# [Problem description]
Give the number of lines holding the string "with", and nothing else.

# [Input]
++++++++++
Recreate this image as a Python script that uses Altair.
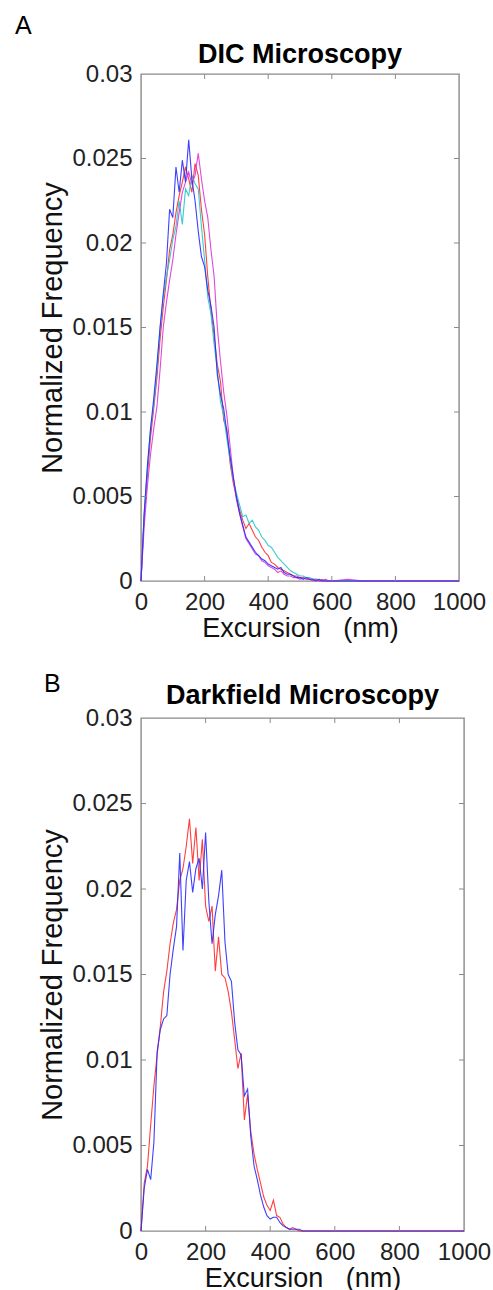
++++++++++
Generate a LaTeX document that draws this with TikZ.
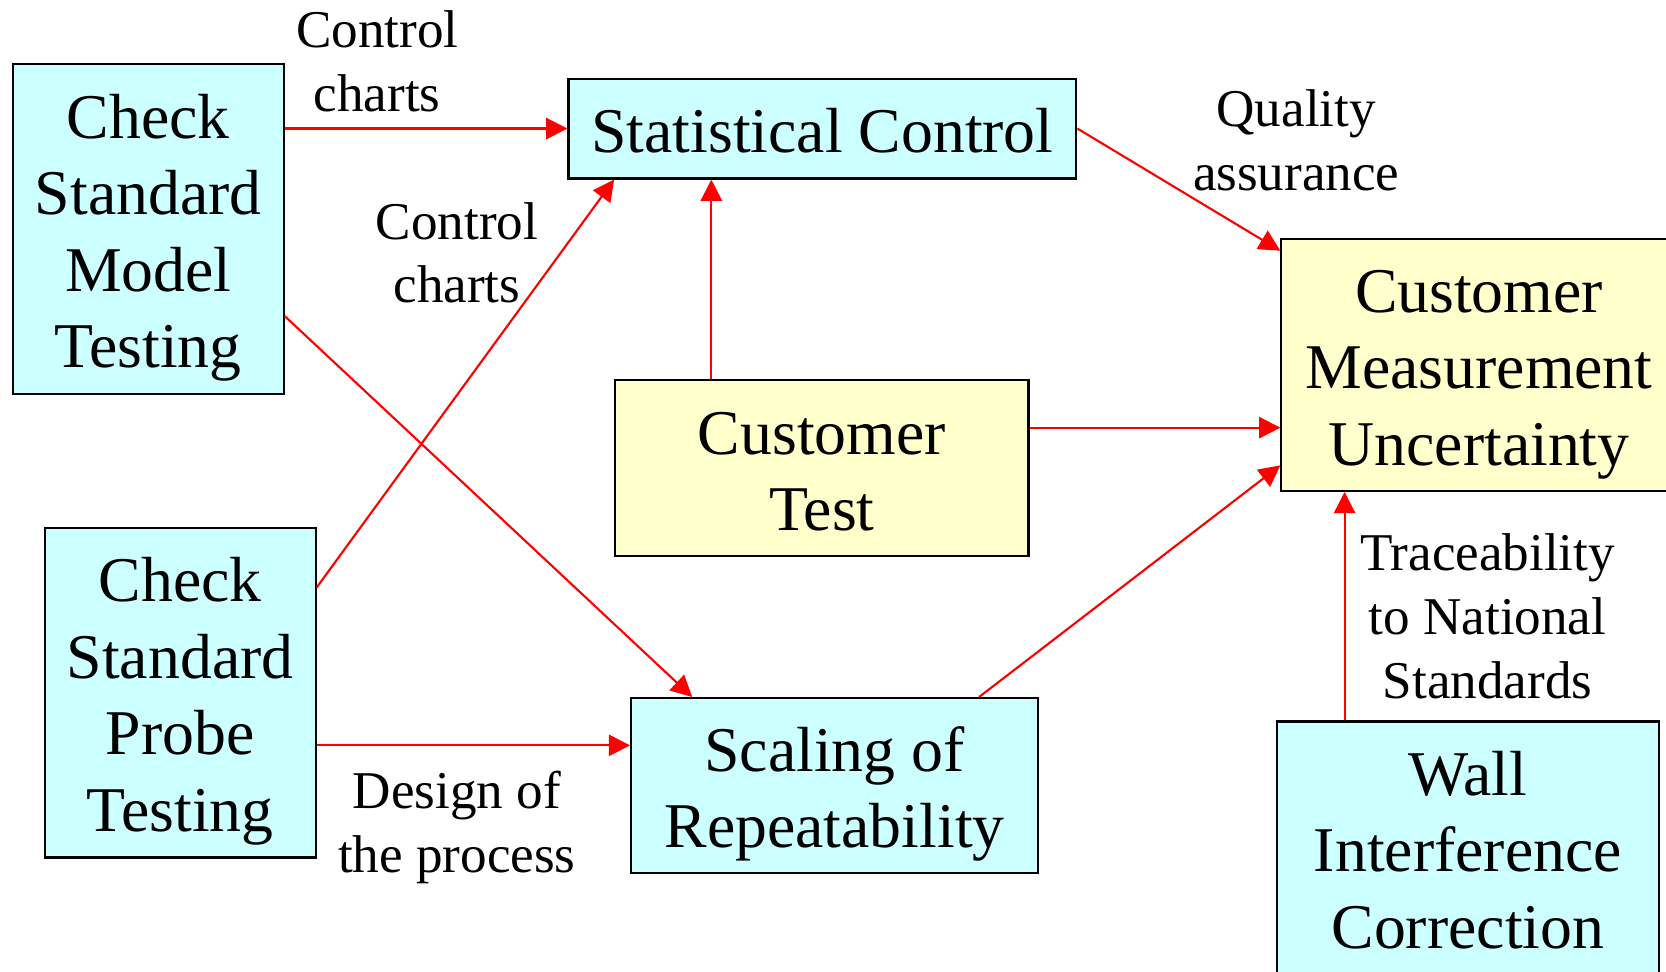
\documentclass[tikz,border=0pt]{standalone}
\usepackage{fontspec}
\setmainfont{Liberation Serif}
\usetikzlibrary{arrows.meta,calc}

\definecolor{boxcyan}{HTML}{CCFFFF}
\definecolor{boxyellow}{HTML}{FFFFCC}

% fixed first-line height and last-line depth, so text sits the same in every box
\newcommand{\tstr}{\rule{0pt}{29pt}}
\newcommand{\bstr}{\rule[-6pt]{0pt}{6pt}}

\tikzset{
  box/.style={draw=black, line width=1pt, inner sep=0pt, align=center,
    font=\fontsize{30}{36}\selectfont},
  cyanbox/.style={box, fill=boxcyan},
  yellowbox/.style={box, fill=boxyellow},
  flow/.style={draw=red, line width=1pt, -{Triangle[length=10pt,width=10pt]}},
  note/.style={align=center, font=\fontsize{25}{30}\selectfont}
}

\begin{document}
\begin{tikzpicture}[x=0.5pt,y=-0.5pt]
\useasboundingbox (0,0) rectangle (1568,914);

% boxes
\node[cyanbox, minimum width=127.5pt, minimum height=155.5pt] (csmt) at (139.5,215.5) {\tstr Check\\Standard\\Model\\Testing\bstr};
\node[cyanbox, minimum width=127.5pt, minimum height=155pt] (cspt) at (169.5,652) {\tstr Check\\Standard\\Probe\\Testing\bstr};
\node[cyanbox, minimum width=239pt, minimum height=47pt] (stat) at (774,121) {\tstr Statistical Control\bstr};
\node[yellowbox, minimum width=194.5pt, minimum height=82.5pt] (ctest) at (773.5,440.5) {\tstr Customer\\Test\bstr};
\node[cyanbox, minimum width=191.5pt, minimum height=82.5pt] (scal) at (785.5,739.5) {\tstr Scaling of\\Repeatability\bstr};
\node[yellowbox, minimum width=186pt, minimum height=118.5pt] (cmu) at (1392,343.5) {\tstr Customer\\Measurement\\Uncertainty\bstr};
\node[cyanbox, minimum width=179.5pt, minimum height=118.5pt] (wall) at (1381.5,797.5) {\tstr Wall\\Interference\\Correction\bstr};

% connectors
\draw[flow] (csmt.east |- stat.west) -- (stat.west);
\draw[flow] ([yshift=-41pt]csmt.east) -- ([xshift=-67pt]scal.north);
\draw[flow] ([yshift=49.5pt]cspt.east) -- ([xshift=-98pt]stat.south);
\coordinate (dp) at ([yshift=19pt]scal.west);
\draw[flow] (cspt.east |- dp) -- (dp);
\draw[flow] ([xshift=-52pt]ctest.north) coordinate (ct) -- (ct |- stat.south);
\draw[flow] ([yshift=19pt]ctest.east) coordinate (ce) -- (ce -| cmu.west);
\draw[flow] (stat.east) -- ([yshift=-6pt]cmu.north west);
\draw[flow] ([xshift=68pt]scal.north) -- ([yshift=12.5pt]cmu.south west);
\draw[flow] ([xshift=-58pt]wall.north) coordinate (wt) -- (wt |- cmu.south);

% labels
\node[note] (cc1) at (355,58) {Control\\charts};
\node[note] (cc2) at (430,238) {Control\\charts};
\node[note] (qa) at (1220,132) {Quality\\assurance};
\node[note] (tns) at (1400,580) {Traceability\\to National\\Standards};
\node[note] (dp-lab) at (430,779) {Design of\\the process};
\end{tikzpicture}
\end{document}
++++++++++
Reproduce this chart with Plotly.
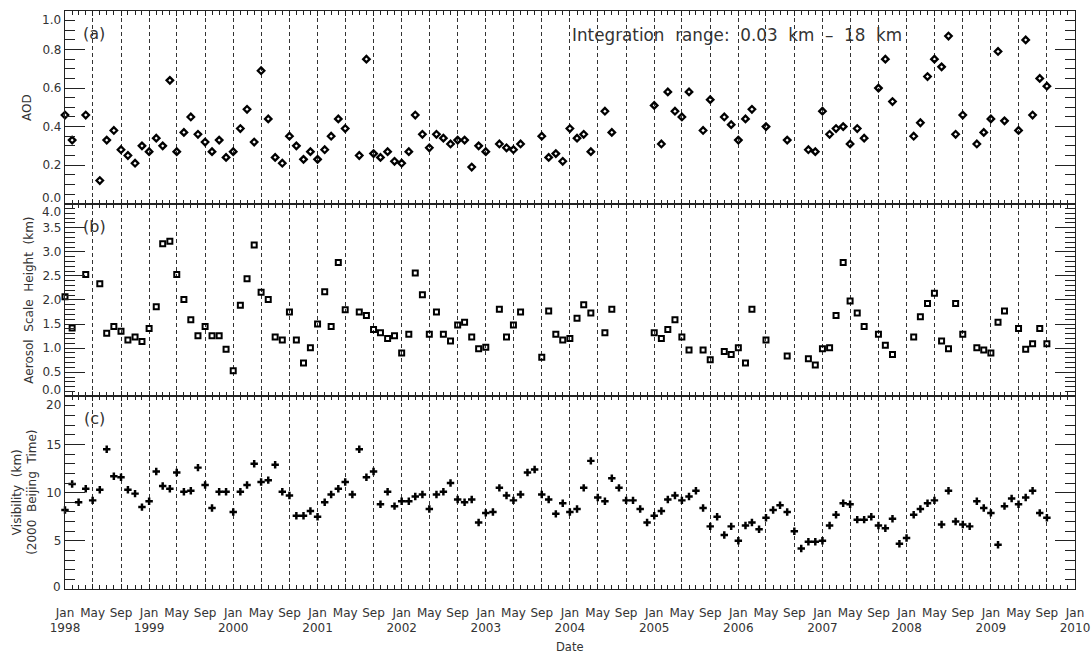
++++++++++
# [Complete response]
2